Complainant asserts that Respondent does not use the disputed domain name for a bona fide offering of goods or services or a legitimate noncommercial or fair use because Respondent uses it to pass off as Complainant and divert internet users seeking information about Complainant to its website. An attempt to pass off as a complainant and divert traffic using a disputed domain name is not a bona fide offering of goods or services under Policy ¶ 4(c)(i) or a legitimate noncommercial or fair use under Policy ¶ 4(c)(iii). See Ripple Labs Inc. v. NGYEN NGOC PHUONG THAO, FA 1741737 (Forum Aug. 21, 2017) (“Respondent uses the [disputed] domain name to divert Internet users to Respondent’s website… confusing them into believing that some sort of affiliation exists between it and Complainant… [which] is neither a bona fide offering of goods or services under Policy ¶ 4(c)(i) nor a legitimate noncommercial or fair use under Policy ¶ 4(c)(iii).”); see also Ripple Labs Inc. v. Jessie McKoy / Ripple Reserve Fund, FA 1790949 (Forum July 9, 2018) (finding the respondent did not use the domain name to make a bona fide offering of goods or services per Policy ¶ 4(c)(i) or for a legitimate noncommercial or fair use per Policy ¶ 4(c)(iii) where the website resolving from the disputed domain name featured the complainant’s mark and various photographs related to the complainant’s business). Complainant provides a copy of the disputed domain name’s resolving website, showing a logo nearly identical to Complainant’s and the offer of similar services. The Panel finds that this is not a bona fide offering of goods or services or a legitimate noncommercial or fair use, and thus Respondent has no rights under Policy ¶ 4(c)(i) or Policy ¶ 4(c)(iii).

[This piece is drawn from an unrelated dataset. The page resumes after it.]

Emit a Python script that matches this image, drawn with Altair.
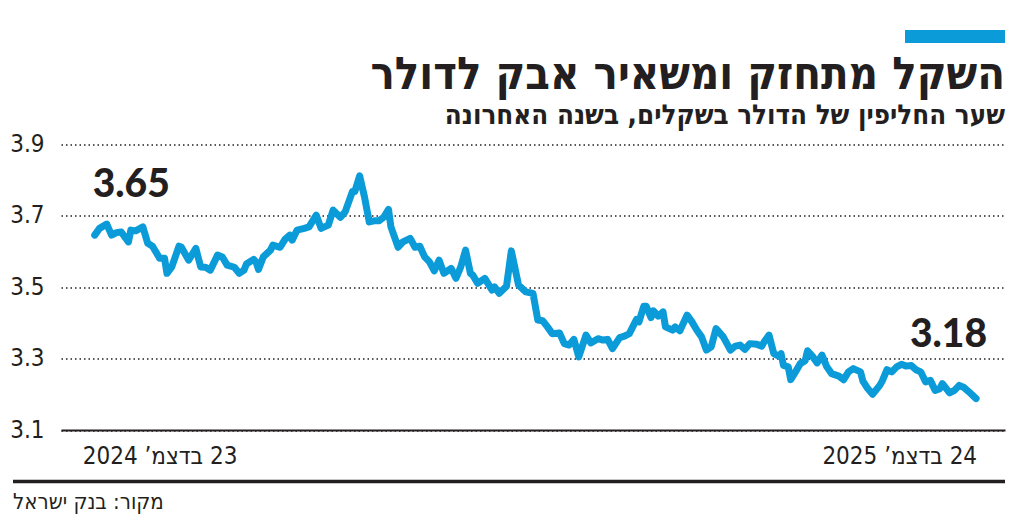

The Panel finds that Complainant has satisfied Policy ¶ 4(a)(ii).
Complainant argues that Respondent registered and uses the <eatontrade.com> domain name in bad faith because Respondent is attempting to give the impression that it is affiliated with Complainant or is Complainant itself. Passing off as a complainant demonstrates bad faith registration and use under Policy ¶ 4(b)(iv). See Bittrex, Inc. v. Wuxi Yilian LLC, FA 1760517 (Forum Dec. 27, 2017) (finding bad faith per Policy ¶ 4(b)(iv) where “Respondent registered and uses the <lbittrex.com> domain name in bad faith by directing Internet users to a website that mimics Complainant’s own website in order to confuse users into believing that Respondent is Complainant, or is otherwise affiliated or associated with Complainant.”); see also The Prudential Insurance Company of America v. Henrique Bryan Souza / DATAMIX ENSINO DE INFORMATICA, FA 1718308 (Forum Apr. 3, 2017) (finding bad faith where the respondent used the disputed domain name to resolve to a website upon which the respondent imitated the complainant’s mark, logo, and color scheme to create a “strikingly similar” website). Accordingly, the Panel finds bad faith under Policy ¶ 4(b)(iv).

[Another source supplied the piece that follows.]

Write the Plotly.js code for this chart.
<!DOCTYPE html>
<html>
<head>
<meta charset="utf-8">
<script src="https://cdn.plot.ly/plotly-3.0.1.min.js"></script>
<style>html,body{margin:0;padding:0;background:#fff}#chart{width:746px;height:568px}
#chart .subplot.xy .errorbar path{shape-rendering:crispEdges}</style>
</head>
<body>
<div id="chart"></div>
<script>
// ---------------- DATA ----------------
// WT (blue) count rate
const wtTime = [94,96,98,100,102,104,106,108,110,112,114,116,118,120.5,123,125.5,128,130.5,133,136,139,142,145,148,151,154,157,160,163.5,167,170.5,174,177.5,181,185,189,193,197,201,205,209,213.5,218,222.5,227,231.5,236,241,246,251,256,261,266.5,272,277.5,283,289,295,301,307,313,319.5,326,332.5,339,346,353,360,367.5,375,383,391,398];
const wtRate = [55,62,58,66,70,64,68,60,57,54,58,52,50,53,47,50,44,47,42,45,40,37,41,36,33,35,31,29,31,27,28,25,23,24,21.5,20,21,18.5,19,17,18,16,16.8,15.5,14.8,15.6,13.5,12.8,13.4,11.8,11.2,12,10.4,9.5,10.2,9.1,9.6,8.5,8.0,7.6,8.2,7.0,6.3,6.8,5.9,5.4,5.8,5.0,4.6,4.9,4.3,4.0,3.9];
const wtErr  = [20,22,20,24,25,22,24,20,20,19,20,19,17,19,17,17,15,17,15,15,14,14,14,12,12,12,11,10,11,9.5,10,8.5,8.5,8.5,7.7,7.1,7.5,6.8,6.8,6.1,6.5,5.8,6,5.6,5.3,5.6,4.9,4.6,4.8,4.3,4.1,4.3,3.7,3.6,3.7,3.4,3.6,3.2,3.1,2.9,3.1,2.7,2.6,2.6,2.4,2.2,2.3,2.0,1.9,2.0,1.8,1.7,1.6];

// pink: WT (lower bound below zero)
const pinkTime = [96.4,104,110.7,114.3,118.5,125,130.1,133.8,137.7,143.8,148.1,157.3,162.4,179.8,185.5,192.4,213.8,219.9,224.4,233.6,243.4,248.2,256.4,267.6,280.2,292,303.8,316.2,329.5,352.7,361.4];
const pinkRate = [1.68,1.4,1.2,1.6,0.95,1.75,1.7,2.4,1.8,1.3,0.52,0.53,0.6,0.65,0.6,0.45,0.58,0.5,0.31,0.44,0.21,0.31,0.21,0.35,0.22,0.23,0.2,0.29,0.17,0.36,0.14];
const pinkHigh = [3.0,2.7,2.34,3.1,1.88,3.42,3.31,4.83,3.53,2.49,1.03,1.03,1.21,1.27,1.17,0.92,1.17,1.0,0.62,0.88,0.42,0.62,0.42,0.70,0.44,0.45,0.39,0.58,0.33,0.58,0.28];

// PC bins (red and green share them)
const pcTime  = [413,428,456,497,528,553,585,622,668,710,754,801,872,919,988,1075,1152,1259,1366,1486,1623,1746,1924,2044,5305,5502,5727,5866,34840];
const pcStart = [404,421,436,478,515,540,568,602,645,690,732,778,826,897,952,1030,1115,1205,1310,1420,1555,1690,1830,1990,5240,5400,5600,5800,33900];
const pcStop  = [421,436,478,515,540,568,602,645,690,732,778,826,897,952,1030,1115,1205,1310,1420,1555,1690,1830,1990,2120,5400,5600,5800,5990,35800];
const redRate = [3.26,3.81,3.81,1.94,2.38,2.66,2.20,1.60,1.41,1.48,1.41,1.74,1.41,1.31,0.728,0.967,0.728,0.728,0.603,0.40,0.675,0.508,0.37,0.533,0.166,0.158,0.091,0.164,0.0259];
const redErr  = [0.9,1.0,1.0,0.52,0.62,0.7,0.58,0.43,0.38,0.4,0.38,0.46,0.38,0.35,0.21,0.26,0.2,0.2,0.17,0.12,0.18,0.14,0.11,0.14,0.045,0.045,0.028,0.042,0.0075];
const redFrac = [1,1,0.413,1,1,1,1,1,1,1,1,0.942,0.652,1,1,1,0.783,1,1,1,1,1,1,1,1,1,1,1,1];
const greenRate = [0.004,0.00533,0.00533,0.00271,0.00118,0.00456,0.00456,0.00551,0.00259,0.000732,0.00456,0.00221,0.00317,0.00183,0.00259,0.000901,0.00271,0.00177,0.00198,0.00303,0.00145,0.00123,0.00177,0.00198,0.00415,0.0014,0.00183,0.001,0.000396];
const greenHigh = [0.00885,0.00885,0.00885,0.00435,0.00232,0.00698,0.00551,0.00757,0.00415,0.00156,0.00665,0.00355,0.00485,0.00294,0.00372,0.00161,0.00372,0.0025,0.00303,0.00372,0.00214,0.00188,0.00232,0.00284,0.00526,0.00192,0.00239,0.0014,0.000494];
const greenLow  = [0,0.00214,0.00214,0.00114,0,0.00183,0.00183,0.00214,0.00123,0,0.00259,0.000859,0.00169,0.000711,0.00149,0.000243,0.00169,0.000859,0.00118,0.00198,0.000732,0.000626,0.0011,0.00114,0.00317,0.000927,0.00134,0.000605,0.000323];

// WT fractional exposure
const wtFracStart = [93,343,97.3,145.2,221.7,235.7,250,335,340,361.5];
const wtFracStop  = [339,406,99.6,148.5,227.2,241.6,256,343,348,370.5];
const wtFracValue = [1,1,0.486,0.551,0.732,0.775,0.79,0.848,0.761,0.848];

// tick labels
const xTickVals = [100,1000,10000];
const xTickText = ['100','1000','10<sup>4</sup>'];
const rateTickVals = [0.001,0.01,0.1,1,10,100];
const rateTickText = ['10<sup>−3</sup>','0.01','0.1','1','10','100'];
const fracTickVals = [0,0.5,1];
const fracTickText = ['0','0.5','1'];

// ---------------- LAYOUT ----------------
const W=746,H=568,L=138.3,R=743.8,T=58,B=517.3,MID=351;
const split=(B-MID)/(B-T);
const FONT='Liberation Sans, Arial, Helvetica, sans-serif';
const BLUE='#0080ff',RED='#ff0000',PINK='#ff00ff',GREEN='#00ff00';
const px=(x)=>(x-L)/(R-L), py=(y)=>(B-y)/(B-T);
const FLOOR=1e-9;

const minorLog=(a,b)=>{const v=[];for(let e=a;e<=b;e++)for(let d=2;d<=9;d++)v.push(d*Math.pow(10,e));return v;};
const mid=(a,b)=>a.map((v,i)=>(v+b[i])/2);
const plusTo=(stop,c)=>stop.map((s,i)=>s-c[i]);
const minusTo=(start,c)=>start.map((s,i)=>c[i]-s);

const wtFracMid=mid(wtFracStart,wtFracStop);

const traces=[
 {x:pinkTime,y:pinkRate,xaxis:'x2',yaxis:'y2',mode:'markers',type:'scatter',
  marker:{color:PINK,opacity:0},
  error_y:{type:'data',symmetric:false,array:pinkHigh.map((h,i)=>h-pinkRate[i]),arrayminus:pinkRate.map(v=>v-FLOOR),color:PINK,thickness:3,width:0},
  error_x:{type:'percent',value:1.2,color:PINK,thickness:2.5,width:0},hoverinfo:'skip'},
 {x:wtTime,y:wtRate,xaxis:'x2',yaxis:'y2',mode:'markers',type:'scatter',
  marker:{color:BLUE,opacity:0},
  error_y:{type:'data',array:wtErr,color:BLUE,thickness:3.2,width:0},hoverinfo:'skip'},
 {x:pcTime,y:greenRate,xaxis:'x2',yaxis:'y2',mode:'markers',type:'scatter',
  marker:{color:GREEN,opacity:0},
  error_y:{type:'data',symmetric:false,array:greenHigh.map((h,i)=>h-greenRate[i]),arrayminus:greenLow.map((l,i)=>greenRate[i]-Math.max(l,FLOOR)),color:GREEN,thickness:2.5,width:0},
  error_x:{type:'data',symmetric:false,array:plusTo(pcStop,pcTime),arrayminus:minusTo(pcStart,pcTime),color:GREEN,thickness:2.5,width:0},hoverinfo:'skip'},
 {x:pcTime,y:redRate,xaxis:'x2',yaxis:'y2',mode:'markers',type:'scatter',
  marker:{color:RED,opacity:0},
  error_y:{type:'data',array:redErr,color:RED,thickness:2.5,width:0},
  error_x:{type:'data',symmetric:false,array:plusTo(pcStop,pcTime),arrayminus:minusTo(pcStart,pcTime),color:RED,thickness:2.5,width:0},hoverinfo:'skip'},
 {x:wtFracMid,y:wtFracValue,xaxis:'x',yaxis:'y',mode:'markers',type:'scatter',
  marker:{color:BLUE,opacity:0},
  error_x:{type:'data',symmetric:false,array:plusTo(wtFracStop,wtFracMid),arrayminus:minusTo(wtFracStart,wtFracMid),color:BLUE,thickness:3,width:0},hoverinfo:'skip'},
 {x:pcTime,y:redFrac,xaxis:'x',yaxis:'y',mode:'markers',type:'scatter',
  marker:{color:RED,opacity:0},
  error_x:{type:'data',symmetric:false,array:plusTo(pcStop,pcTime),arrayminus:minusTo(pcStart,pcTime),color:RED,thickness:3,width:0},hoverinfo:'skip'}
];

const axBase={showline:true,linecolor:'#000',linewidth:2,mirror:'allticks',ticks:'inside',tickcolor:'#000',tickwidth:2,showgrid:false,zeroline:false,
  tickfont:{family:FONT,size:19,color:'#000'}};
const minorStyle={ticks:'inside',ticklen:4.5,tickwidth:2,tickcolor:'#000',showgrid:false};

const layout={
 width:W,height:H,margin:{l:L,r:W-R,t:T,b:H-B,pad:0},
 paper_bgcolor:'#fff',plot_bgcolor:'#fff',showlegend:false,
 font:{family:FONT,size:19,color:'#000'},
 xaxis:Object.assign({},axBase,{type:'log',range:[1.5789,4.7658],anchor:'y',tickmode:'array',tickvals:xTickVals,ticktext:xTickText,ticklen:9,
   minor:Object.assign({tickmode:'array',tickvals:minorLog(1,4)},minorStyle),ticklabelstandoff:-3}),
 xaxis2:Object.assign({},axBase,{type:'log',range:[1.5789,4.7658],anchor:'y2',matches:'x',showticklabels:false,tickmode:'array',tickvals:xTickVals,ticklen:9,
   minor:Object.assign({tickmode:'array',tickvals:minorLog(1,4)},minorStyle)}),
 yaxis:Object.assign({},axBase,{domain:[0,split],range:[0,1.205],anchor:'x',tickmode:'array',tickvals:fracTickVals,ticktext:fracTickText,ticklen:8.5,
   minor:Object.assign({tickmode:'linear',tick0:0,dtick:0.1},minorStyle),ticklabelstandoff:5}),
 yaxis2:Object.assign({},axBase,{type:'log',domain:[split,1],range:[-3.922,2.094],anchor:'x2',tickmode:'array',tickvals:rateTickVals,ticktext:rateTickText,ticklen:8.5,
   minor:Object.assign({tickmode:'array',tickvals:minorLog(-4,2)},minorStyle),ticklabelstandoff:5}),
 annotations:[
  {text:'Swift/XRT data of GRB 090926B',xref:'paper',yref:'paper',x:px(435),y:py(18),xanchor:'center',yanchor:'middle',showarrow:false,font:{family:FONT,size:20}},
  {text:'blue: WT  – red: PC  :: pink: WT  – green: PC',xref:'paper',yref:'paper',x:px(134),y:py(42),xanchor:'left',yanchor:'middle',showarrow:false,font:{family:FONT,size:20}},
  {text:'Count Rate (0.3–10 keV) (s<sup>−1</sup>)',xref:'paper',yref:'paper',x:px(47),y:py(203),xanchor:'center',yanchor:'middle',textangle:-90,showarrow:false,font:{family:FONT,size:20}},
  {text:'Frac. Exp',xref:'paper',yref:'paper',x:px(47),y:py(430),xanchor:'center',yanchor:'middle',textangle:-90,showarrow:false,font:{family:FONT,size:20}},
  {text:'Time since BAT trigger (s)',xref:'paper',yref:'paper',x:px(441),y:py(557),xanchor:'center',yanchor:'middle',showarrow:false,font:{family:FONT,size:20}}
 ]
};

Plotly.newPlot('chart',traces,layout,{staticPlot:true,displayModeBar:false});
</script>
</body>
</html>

Complainant also argues that Respondent had actual knowledge of Complainant’s rights in the EATON VANCE mark when it registered the <eatontrade.com> domain name. To support this assertion, Complainant points to the well-known presence of its EATON VANCE mark as well as its trademark registrations around the world. The Panel agrees, noting that Respondent attempts to pass off as Complainant, and finds further bad faith under Policy ¶ 4(a)(iii). See AutoZone Parts, Inc. v. Ken Belden, FA 1815011 (Forum Dec. 24, 2018) (“Complainant contends that Respondent’s knowledge can be presumed in light of the substantial fame and notoriety of the AUTOZONE mark, as well as the fact that Complainant is the largest retailer in the field. The Panel here finds that Respondent did have actual knowledge of Complainant’s mark, demonstrating bad faith registration and use under Policy ¶ 4(a)(iii).”) see also iFinex Inc. v. xu shuaiwei, FA 1760249 (Forum Jan. 1, 2018) (“Respondent’s prior knowledge is evident from the notoriety of Complainant’s BITFINEX trademark as well as from Respondent’s use of its trademark laden domain name to direct internet traffic to a website which is a direct competitor of Complainant”).
The Panel finds that Complainant has satisfied Policy ¶ 4(a)(iii).
Having established all three elements required under the ICANN Policy, the Panel concludes that relief shall be GRANTED.
Accordingly, it is Ordered that the <eatontrade.com> domain name be TRANSFERRED from Respondent to Complainant.